[start]

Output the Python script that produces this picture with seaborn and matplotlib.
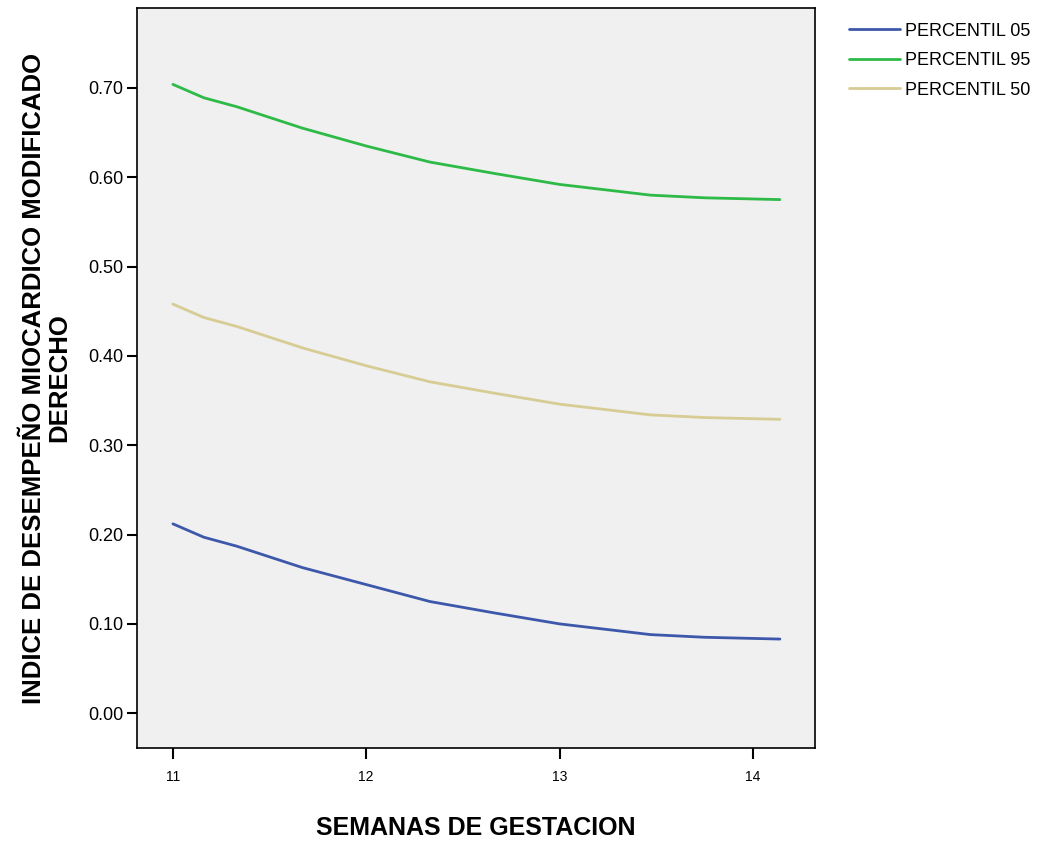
import numpy as np
import pandas as pd
import matplotlib
matplotlib.use("Agg")
import matplotlib.pyplot as plt
import seaborn as sns

# semanas de gestacion
semanas = [11.0, 11.16, 11.33, 11.67, 12.0, 12.33, 12.67, 13.0, 13.47, 13.75, 14.14]
p05 = [0.212, 0.197, 0.187, 0.163, 0.144, 0.125, 0.112, 0.100, 0.088, 0.085, 0.083]
p95 = [0.704, 0.689, 0.679, 0.655, 0.635, 0.617, 0.604, 0.592, 0.580, 0.577, 0.575]
p50 = [0.458, 0.443, 0.433, 0.409, 0.389, 0.371, 0.358, 0.346, 0.334, 0.331, 0.329]

series = ["PERCENTIL 05", "PERCENTIL 95", "PERCENTIL 50"]
colores = ["#3d58ab", "#2dba47", "#d6cc94"]
yticks = [0.0, 0.1, 0.2, 0.3, 0.4, 0.5, 0.6, 0.7]
xticks = [11, 12, 13, 14]

df = pd.DataFrame({
    "semana": semanas * 3,
    "valor": p05 + p95 + p50,
    "serie": [series[0]] * len(semanas) + [series[1]] * len(semanas) + [series[2]] * len(semanas),
})

sns.set_style("ticks")
plt.rcParams["font.family"] = ["Liberation Sans", "DejaVu Sans"]
plt.rcParams["text.color"] = "black"
plt.rcParams["axes.labelcolor"] = "black"
plt.rcParams["xtick.color"] = "black"
plt.rcParams["ytick.color"] = "black"

fig = plt.figure(figsize=(10.43, 8.42), dpi=100)
ax = fig.add_axes([0.1313, 0.1116, 0.65, 0.879])
ax.set_facecolor("#f0f0f0")

sns.lineplot(data=df, x="semana", y="valor", hue="serie", hue_order=series,
             palette=colores, linewidth=2, ax=ax, sort=True, estimator=None)

ax.set_xlim(10.814, 14.321)
ax.set_ylim(-0.039, 0.7896)
ax.set_xticks(xticks)
ax.set_xticklabels([str(t) for t in xticks], fontsize=10)
ax.set_yticks(yticks)
ax.set_yticklabels(["%.2f" % t for t in yticks], fontsize=13)
ax.tick_params(axis="y", length=7, width=1.5, pad=3)
ax.tick_params(axis="x", length=8, width=1.5, pad=8)
for s in ax.spines.values():
    s.set_color("black")
    s.set_linewidth(1.2)

ax.set_xlabel("SEMANAS DE GESTACION", fontsize=18, fontweight="bold", labelpad=23)
ax.set_ylabel("INDICE DE DESEMPEÑO MIOCARDICO MODIFICADO\nDERECHO",
              fontsize=18.5, fontweight="bold", labelpad=12, linespacing=1.05)

leg = ax.legend(loc="upper left", bbox_to_anchor=(1.04, 0.99), frameon=False,
                fontsize=13, handlelength=2.8, handletextpad=0.3, labelspacing=0.7,
                borderaxespad=0)
for line in leg.get_lines():
    line.set_linewidth(2)

fig.savefig("out.png", dpi=100)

[end]

Restate the whole of the material word for word without the pictures.

## Result for this task
Output the Python script that produces this picture with seaborn and matplotlib.
import numpy as np
import pandas as pd
import matplotlib
matplotlib.use("Agg")
import matplotlib.pyplot as plt
import seaborn as sns

# semanas de gestacion
semanas = [11.0, 11.16, 11.33, 11.67, 12.0, 12.33, 12.67, 13.0, 13.47, 13.75, 14.14]
p05 = [0.212, 0.197, 0.187, 0.163, 0.144, 0.125, 0.112, 0.100, 0.088, 0.085, 0.083]
p95 = [0.704, 0.689, 0.679, 0.655, 0.635, 0.617, 0.604, 0.592, 0.580, 0.577, 0.575]
p50 = [0.458, 0.443, 0.433, 0.409, 0.389, 0.371, 0.358, 0.346, 0.334, 0.331, 0.329]

series = ["PERCENTIL 05", "PERCENTIL 95", "PERCENTIL 50"]
colores = ["#3d58ab", "#2dba47", "#d6cc94"]
yticks = [0.0, 0.1, 0.2, 0.3, 0.4, 0.5, 0.6, 0.7]
xticks = [11, 12, 13, 14]

df = pd.DataFrame({
    "semana": semanas * 3,
    "valor": p05 + p95 + p50,
    "serie": [series[0]] * len(semanas) + [series[1]] * len(semanas) + [series[2]] * len(semanas),
})

sns.set_style("ticks")
plt.rcParams["font.family"] = ["Liberation Sans", "DejaVu Sans"]
plt.rcParams["text.color"] = "black"
plt.rcParams["axes.labelcolor"] = "black"
plt.rcParams["xtick.color"] = "black"
plt.rcParams["ytick.color"] = "black"

fig = plt.figure(figsize=(10.43, 8.42), dpi=100)
ax = fig.add_axes([0.1313, 0.1116, 0.65, 0.879])
ax.set_facecolor("#f0f0f0")

sns.lineplot(data=df, x="semana", y="valor", hue="serie", hue_order=series,
             palette=colores, linewidth=2, ax=ax, sort=True, estimator=None)

ax.set_xlim(10.814, 14.321)
ax.set_ylim(-0.039, 0.7896)
ax.set_xticks(xticks)
ax.set_xticklabels([str(t) for t in xticks], fontsize=10)
ax.set_yticks(yticks)
ax.set_yticklabels(["%.2f" % t for t in yticks], fontsize=13)
ax.tick_params(axis="y", length=7, width=1.5, pad=3)
ax.tick_params(axis="x", length=8, width=1.5, pad=8)
for s in ax.spines.values():
    s.set_color("black")
    s.set_linewidth(1.2)

ax.set_xlabel("SEMANAS DE GESTACION", fontsize=18, fontweight="bold", labelpad=23)
ax.set_ylabel("INDICE DE DESEMPEÑO MIOCARDICO MODIFICADO\nDERECHO",
              fontsize=18.5, fontweight="bold", labelpad=12, linespacing=1.05)

leg = ax.legend(loc="upper left", bbox_to_anchor=(1.04, 0.99), frameon=False,
                fontsize=13, handlelength=2.8, handletextpad=0.3, labelspacing=0.7,
                borderaxespad=0)
for line in leg.get_lines():
    line.set_linewidth(2)

fig.savefig("out.png", dpi=100)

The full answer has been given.